POR: Is anyone in the "Deity crew" involved in other projects or have previous things they've done in tv, film, or on the web?

BKD: Amy was on a Star Trek episode, and is one of the few people on the planet to have appeared in a live-action segment of South Park. She's done a lot of stuff over the years. She's also my full-time wife which is really time-consuming.

Sean has been in all kinds of stuff --- you can look him up on He's the real actor among us ---- great training, great instincts ---- he's been in everything I've done, and he just knocks me out. We're going to be shooting a pilot for another show I've been writing called "Estranged." We did some preliminary shooting a while back and we've just been looking at it. Sean is so good, it's frightening.

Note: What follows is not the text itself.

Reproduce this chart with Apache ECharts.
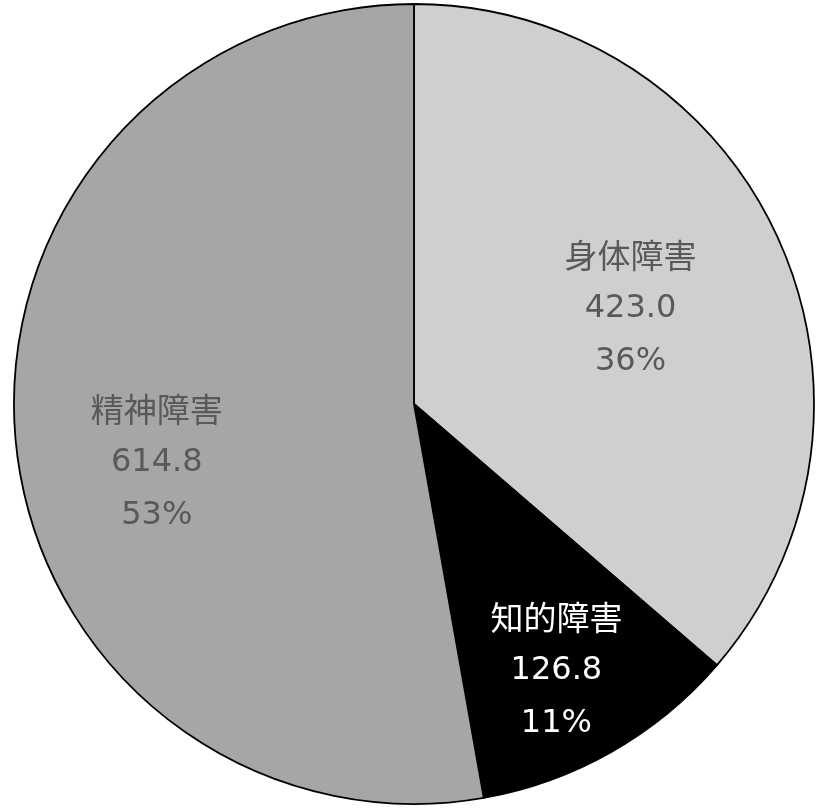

Jimbo has a theater and film background (I think a degree?). He made a feature years ago (I think he's still paying down that loan), and has great comic timing/instincts. He's my best friend --- which is pretty much a full-time job. So, he can't be in anything else.

POR: What's your take on the advent of "webisodes" and do you plan on continuing making them for different projects?

BKD: I love the web, and I love YouTube. We couldn't have done this five or six years ago. I think it's a great venue to get seen. It's so great to be able to put something up, have people watch it and get their feedback. More than anything else, we love the YouTube comments. They really do motivate us to keep coming up with great stuff.

POR: On July 29th, you'll be visiting the Center For Inquiry in Amherst, NY. Do you think it's appropriate that Mr. Deity will be going to address a group of atheists, agnostics, and other skeptics? Do you plan on converting them?

BKD: Mr. Deity doesn't have a problem with Atheists --- they're his loyal opposition. He is sadly aware of what his people do (did) when they get (had) power. So, he has great respect for those on the other side. He too, hates the ideologues!